Da oggi nelle sale, “L’industriale”, ultimo film di Giuliano Montaldo. Un film che racconta la difficile situazione economica contemporanea attraverso la storia di un giovane industriale torinese che cerca di salvare la sua fabbrica dal fallimento.
Nicola Ranieri, ha ereditato la fabbrica dal padre, un ex operaio diventato proprietario. L’impresa si occupa di componenti ecologici ma non ha finanziamenti per investire in innovazione ed è anzi strangolata dai debiti e dalle banche che nel film sono la rappresentazione senza troppe sfumature di un’alta finanza priva di scrupoli.

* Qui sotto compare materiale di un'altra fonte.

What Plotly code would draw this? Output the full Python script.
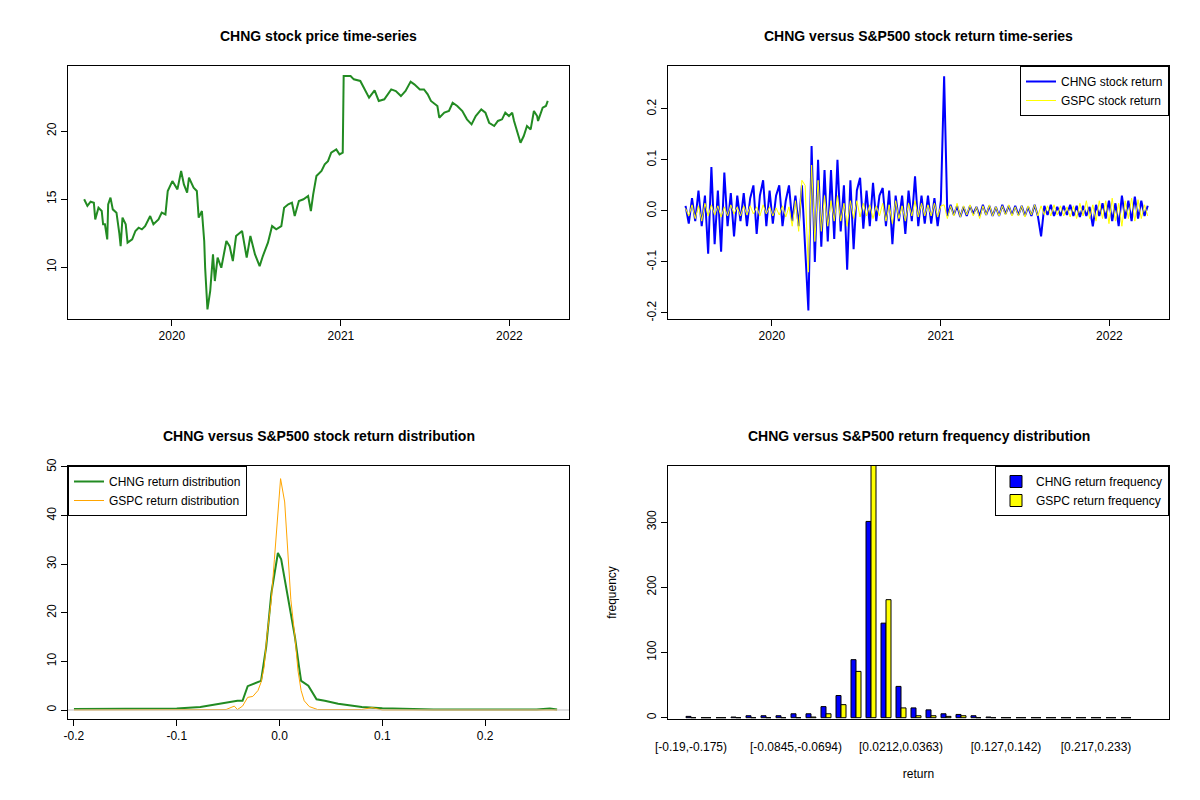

Crisi economica e disgregrazione degli affetti vanno di pari passo in una Torino simbolica più che reale, una terra desolata in un mondo che crolla, cupa e fatiscente tranne che negli stucchi e nei drappeggi dei palazzi dei patrimoni antichi (i colori desaturati della pellicola, come in un instagram depressa, sono efficaci nella loro claustrofobica seppiatura, anche se un po’ troppo estetizzanti).
È una crisi raccontata attraverso lo spaesamento di Nicola e sua moglie, anche se le psicologie dei protagonisti sono solo abbozzate e le altre figure fanno da sfondo cartonato bidimensionale (gli operai della fabbrica in crisi o il garagista rumeno che Nicola pensa essere l’amante della moglie) o da impedimento maligno (banche, finanziarie e speculatori assortiti). Il film non vuole essere quindi analisi sociale o film documento ma è un’istantanea, non certo consolatoria, di una realtà nel nostro paese oggi.
Alla fine, la soluzione per l’industriale sembra arrivare grazie alla congenita creatività dell’animal spirit italiano, tanto familiare nelle commedie dei tempi d’oro del cinema italiano. Ma gli stratagemmi messi in atto per evitare di far fallire l’azienda, come per aggiustare un matrimonio in crisi, portano solo ad una momentanea illusione di successo. Fino all’epilogo tragico, in cui la narrazione centrale del declino economico e l’apparente digressione verso il mondo privato del rapporto tra l’industriale e sua moglie, svelano la loro complementarietà nel denunciare l’incapacità di muoversi in un mondo complesso e non del tutto controllabile, in cui strategie usuali e sotterfugi non possono portare a nessun futuro.